What is the true difference between an active trader and a day trader? They both are usually in and out of a trade in a short period of time and tend to avoid the long term buy and hold strategy that conventional investors find so endearing. They also tend to follow the same guidelines, require discipline and can be very profitable.
In my opinion, the main difference between the two methods lies not in where they start, but where they finish. In my opinion, day traders almost strictly leave their desk for the day flat while active traders have tendency to play the overnight moves. The ability to have this useful technique in your bag of tricks really can come in helpful. In these turbulent times with political, social and economic unrest, it is not unusual for big moves to form on overnight positions. Most people will argue that no one can tell what is going to happen overnight in Europe or Asia but at the same time, no one really knows where the next tick is going to send any security. If someone is able to forecast the next movement like that, than they should have no problem making a great deal of money with whatever type of strategy they want to use. My main point of bringing up these overnight swings is that with the decrease in volatility and volume in today’s market place, it is getting harder for traders to target the profit swings that were so common just three years ago. Now markets do move intraday on news, numbers and all sorts of other conditions but they can easily be caught late or missed entirely. . With historically low volume and volatility, traders of all sorts need to be constantly looking for ways to seek new techniques to profit from. Active trading and the use of swing trades can capture that full overnight spread. If Europe elections fail and you are short in the US market, you are there and you can profit from it. This obviously can be risky especially with overnight margin requirements and uncertainty that is involved in making trade decisions but isn’t that the type of risk traders are looking for?
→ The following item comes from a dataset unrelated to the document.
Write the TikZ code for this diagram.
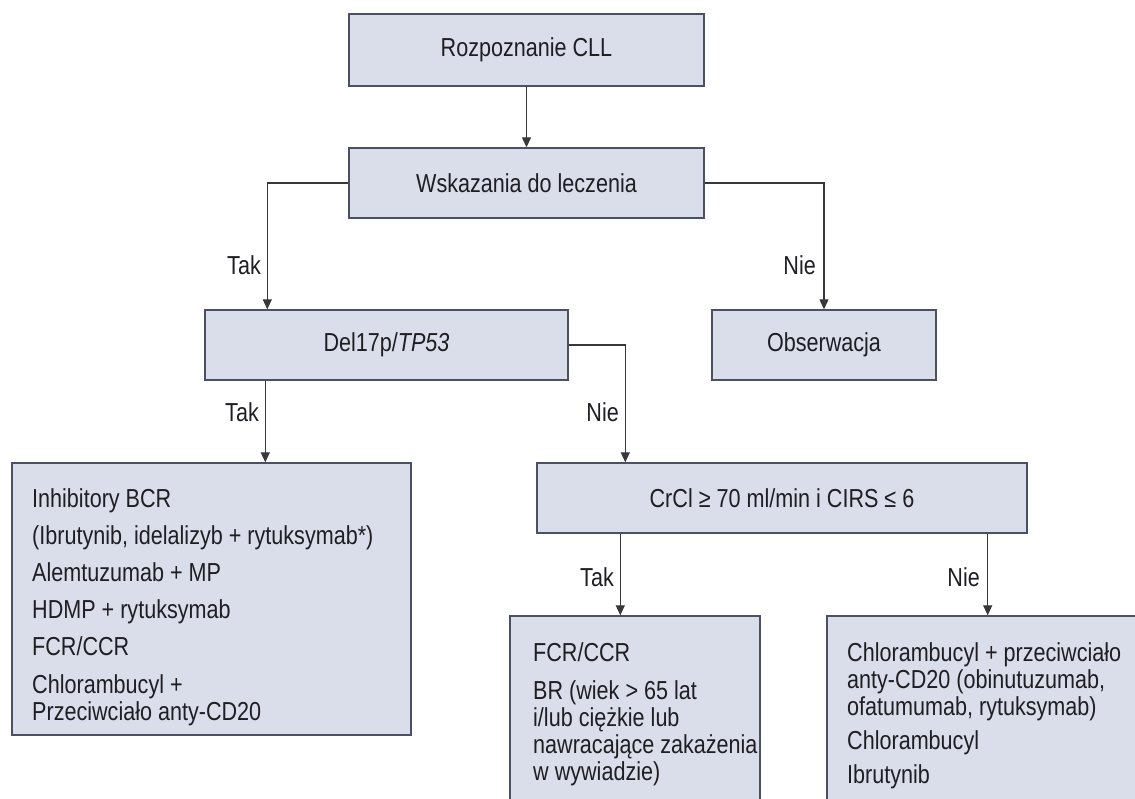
\documentclass[tikz,border=0pt]{standalone}
\usepackage{fontspec}
\setmainfont{Liberation Sans}[FakeStretch=0.83]
\usetikzlibrary{arrows.meta,calc}
\definecolor{boxfill}{RGB}{217,222,234}
\definecolor{boxline}{RGB}{75,80,100}
\definecolor{conn}{RGB}{55,55,60}
\definecolor{txt}{RGB}{30,30,35}
\tikzset{
  box/.style={draw=boxline, fill=boxfill, line width=1.4pt, inner sep=0pt, text=txt},
  arr/.style={draw=conn, line width=1.3pt, -{Triangle[width=9pt,length=10pt]}},
  lbl/.style={text=txt, inner sep=0pt},
  body/.style={text=txt, inner sep=0pt, align=left, anchor=north west},
}
\begin{document}
\begin{tikzpicture}[x=1pt,y=-1pt,font=\fontsize{26}{27}\selectfont]
\useasboundingbox (0,0) rectangle (1135,798);
\fill[white] (0,0) rectangle (1135,798);
\clip (0,0) rectangle (1135,798);

\node[box, minimum width=355pt, minimum height=72pt] (rozp) at (526.5,50) {Rozpoznanie CLL};
\node[box, minimum width=355pt, minimum height=70pt] (wsk) at (526.5,183) {Wskazania do leczenia};
\node[box, minimum width=363pt, minimum height=70pt] (del) at (386.5,345) {Del17p/\textit{TP53}};
\node[box, minimum width=224pt, minimum height=70pt] (obs) at (824,345) {Obserwacja};
\node[box, minimum width=399pt, minimum height=272pt] (inh) at (211.5,599) {};
\node[box, minimum width=490pt, minimum height=70pt] (crcl) at (782,498) {CrCl ≥ 70 ml/min i CIRS ≤ 6};
\node[box, minimum width=250pt, minimum height=234pt] (fcr) at (635,733) {};
\node[box, minimum width=333pt, minimum height=234pt] (rb) at (993.5,733) {};

\node[body] (inht) at (32,488)
  {Inhibitory BCR\\[10pt]
   (Ibrutynib, idelalizyb + rytuksymab*)\\[10pt]
   Alemtuzumab + MP\\[10pt]
   HDMP + rytuksymab\\[10pt]
   FCR/CCR\\[11pt]
   Chlorambucyl +\\
   Przeciwciało anty-CD20};
\node[body] (fcrt) at (533,642)
  {FCR/CCR\\[11pt]
   BR (wiek > 65 lat\\
   i/lub ciężkie lub\\
   nawracające zakażenia\\
   w wywiadzie)};
\node[body] (rbt) at (847,642)
  {Chlorambucyl + przeciwciało\\
   anty-CD20 (obinutuzumab,\\
   ofatumumab, rytuksymab)\\[7pt]
   Chlorambucyl\\[7pt]
   Ibrutynib};

\draw[arr] (rozp) -- (wsk);
\draw[arr] (wsk.west) -| ([xshift=63pt]del.north west);
\draw[arr] (wsk.east) -| (obs.north);
\draw[arr] ([xshift=61pt]del.south west) -- ([xshift=61pt]del.south west |- inh.north);
\draw[arr] (del.east) -| ([xshift=89pt]crcl.north west);
\draw[arr] ([xshift=84pt]crcl.south west) -- ([xshift=84pt]crcl.south west |- fcr.north);
\draw[arr] ([xshift=-40pt]crcl.south east) -- ([xshift=-40pt]crcl.south east |- rb.north);

\node[lbl, anchor=east] (tak1) at (261,265) {Tak};
\node[lbl, anchor=east] (nie1) at (816,265) {Nie};
\node[lbl, anchor=east] (tak2) at (259,412) {Tak};
\node[lbl, anchor=east] (nie2) at (619,412) {Nie};
\node[lbl, anchor=east] (tak3) at (614,577) {Tak};
\node[lbl, anchor=east] (nie3) at (980,577) {Nie};
\end{tikzpicture}
\end{document}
It is this type of risk that is going to move the market enough and thereby allowing us to capture some of the gains if we make the right decision. During intraday market movements, day traders are limited to the general movements of the market and some occasional movement on news but it is very difficult to catch all of these or even catch them at all. The benefit of swinging trading for active traders can also be a disadvantage since they do not usually get their buying power released back to them to fully take advantage of these intraday trading opportunities. Having increased buying power intraday will of course allow you to have more substantial profits but it is true that you can’t have your cake and eat it too. There are advantages to both day trading and active trading that may benefit different traders with different strategies. Both methods greatly depend on market conditions and volatility. Even though they are very similar methods in trading, they do vary a great deal and those differences will certainly give us topics to argue over for years to come.